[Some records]
######

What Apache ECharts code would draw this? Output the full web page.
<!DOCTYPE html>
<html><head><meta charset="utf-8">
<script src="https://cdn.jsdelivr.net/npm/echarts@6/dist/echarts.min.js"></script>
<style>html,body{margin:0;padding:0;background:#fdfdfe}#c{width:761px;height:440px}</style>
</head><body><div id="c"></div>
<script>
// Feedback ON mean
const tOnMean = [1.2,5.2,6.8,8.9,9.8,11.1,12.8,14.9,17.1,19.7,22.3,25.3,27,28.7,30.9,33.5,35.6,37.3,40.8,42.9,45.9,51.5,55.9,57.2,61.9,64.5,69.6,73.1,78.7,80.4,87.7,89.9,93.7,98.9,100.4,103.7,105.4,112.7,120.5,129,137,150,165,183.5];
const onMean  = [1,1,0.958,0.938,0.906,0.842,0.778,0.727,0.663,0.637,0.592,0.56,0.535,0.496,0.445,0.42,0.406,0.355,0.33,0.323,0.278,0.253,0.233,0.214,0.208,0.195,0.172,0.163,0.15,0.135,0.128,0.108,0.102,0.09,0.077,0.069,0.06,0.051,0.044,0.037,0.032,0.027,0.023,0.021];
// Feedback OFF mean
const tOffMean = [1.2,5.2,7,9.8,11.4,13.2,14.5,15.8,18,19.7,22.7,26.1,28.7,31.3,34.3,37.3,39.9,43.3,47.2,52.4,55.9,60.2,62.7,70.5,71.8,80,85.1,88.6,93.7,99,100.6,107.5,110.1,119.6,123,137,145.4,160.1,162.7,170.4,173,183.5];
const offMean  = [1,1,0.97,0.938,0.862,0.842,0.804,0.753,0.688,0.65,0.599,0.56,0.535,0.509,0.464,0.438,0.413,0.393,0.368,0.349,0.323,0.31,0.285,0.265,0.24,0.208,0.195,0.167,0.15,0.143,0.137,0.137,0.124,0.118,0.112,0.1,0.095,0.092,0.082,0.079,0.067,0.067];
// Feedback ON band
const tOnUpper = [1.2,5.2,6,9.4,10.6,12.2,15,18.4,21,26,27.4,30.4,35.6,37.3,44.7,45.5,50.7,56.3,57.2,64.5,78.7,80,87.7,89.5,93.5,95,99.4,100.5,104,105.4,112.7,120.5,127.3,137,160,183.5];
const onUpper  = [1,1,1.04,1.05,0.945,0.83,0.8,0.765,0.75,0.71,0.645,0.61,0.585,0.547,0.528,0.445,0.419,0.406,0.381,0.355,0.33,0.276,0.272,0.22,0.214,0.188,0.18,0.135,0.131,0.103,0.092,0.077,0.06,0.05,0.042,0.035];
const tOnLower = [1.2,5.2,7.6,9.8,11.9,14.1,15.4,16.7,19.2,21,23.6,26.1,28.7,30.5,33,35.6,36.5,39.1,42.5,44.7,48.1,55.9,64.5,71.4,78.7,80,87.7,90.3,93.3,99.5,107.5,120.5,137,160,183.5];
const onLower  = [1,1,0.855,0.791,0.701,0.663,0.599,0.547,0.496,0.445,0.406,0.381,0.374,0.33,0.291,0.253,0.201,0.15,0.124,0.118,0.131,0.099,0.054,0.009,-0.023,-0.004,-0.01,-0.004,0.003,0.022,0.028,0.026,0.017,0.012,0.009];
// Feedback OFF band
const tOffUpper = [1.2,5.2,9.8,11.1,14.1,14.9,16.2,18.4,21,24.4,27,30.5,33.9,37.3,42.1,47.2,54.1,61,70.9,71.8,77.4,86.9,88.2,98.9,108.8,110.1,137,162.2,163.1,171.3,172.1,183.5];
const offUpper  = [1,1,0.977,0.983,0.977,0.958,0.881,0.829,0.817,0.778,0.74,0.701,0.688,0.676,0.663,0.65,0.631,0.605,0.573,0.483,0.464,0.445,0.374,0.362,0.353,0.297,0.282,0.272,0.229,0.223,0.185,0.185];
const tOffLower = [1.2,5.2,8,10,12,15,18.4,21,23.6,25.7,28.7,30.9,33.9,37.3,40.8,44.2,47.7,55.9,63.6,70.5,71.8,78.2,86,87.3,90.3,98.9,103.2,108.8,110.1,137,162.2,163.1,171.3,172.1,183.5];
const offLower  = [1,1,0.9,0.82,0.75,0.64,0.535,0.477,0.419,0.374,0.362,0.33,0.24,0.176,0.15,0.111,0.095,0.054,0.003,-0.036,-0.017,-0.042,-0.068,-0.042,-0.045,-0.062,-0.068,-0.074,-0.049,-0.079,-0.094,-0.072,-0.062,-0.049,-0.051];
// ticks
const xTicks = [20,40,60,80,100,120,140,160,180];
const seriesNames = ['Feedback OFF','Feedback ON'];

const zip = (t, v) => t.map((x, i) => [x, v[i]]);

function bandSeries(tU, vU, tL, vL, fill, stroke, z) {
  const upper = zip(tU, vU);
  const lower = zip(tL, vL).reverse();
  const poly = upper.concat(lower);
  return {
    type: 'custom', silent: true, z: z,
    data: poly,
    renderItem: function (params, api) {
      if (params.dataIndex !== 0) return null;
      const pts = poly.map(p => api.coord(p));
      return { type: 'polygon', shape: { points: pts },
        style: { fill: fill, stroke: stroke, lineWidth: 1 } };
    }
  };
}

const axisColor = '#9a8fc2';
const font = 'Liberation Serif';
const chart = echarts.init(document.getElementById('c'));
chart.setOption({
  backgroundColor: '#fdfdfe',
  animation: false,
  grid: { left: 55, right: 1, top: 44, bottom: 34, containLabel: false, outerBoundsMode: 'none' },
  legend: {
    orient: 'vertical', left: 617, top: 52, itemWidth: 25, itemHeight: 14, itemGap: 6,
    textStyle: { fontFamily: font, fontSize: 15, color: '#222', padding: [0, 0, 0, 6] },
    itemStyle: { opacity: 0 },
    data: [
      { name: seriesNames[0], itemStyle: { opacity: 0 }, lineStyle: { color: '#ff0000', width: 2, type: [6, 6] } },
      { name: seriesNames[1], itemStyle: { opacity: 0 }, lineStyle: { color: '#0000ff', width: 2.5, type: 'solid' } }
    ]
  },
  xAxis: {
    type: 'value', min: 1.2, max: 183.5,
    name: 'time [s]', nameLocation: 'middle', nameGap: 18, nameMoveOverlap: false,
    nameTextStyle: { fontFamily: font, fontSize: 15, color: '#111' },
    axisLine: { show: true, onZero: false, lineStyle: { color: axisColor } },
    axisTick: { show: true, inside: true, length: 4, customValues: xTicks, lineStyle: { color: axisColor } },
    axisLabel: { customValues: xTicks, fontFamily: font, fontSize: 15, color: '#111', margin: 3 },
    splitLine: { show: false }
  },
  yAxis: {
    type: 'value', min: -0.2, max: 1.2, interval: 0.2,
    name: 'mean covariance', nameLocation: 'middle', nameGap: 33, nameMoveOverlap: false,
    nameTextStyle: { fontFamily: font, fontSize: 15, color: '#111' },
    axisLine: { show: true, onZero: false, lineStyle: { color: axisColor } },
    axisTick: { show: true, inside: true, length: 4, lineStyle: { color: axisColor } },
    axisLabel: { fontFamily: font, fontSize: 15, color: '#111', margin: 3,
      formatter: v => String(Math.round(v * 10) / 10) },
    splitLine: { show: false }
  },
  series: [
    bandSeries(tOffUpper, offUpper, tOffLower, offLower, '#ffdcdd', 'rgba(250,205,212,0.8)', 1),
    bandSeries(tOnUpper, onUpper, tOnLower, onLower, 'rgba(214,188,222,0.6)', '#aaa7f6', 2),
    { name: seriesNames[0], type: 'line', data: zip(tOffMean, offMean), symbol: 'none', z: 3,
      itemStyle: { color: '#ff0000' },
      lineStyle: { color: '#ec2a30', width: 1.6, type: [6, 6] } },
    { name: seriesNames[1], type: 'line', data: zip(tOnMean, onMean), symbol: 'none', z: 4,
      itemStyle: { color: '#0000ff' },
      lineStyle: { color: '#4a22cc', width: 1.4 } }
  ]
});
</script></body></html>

######

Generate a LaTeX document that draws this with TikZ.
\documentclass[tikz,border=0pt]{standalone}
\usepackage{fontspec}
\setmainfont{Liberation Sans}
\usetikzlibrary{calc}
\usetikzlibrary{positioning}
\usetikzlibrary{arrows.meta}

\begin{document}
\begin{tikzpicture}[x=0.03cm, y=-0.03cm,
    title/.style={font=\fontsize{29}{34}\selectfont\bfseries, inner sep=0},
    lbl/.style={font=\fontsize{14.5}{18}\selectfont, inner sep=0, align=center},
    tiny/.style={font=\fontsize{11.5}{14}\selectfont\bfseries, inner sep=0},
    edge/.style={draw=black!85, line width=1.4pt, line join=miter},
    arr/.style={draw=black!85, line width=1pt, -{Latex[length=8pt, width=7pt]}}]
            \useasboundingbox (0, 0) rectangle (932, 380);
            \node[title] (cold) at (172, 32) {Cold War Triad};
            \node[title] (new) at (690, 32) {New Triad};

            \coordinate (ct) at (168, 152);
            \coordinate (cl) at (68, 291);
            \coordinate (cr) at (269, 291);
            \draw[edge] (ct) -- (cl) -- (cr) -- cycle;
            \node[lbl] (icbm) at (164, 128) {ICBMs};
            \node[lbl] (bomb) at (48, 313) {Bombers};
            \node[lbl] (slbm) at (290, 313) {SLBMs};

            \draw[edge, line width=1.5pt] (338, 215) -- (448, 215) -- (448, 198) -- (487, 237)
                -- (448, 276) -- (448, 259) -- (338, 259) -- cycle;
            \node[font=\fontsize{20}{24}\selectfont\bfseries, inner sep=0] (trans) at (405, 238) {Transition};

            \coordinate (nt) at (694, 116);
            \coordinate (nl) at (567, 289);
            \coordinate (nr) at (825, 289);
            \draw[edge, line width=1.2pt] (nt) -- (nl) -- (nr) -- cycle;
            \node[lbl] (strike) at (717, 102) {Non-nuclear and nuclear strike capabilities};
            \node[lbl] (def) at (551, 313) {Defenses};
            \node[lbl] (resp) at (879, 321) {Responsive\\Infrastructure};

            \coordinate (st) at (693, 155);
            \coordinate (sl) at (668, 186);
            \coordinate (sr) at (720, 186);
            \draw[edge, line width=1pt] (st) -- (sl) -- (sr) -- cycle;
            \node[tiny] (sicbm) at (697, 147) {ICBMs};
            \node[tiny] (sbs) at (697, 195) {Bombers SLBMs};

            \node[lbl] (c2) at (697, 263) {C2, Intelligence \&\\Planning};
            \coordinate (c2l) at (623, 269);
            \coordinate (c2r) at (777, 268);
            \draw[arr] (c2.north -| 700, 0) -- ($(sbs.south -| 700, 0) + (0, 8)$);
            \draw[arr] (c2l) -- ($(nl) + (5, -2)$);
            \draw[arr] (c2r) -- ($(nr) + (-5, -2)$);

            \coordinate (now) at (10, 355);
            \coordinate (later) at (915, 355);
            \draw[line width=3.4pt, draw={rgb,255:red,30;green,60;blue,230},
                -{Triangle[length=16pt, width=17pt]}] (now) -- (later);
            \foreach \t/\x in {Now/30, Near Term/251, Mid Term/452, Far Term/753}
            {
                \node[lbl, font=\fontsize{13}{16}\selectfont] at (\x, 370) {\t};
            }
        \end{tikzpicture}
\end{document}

######

- [What to produce] Exactly the lines above from the one with "Generate a LaTeX" to the one with "at (290, 313)", both included, are to be quoted; leave the rest out.

- [Task result]
Generate a LaTeX document that draws this with TikZ.
\documentclass[tikz,border=0pt]{standalone}
\usepackage{fontspec}
\setmainfont{Liberation Sans}
\usetikzlibrary{calc}
\usetikzlibrary{positioning}
\usetikzlibrary{arrows.meta}

\begin{document}
\begin{tikzpicture}[x=0.03cm, y=-0.03cm,
    title/.style={font=\fontsize{29}{34}\selectfont\bfseries, inner sep=0},
    lbl/.style={font=\fontsize{14.5}{18}\selectfont, inner sep=0, align=center},
    tiny/.style={font=\fontsize{11.5}{14}\selectfont\bfseries, inner sep=0},
    edge/.style={draw=black!85, line width=1.4pt, line join=miter},
    arr/.style={draw=black!85, line width=1pt, -{Latex[length=8pt, width=7pt]}}]
            \useasboundingbox (0, 0) rectangle (932, 380);
            \node[title] (cold) at (172, 32) {Cold War Triad};
            \node[title] (new) at (690, 32) {New Triad};

            \coordinate (ct) at (168, 152);
            \coordinate (cl) at (68, 291);
            \coordinate (cr) at (269, 291);
            \draw[edge] (ct) -- (cl) -- (cr) -- cycle;
            \node[lbl] (icbm) at (164, 128) {ICBMs};
            \node[lbl] (bomb) at (48, 313) {Bombers};
            \node[lbl] (slbm) at (290, 313) {SLBMs};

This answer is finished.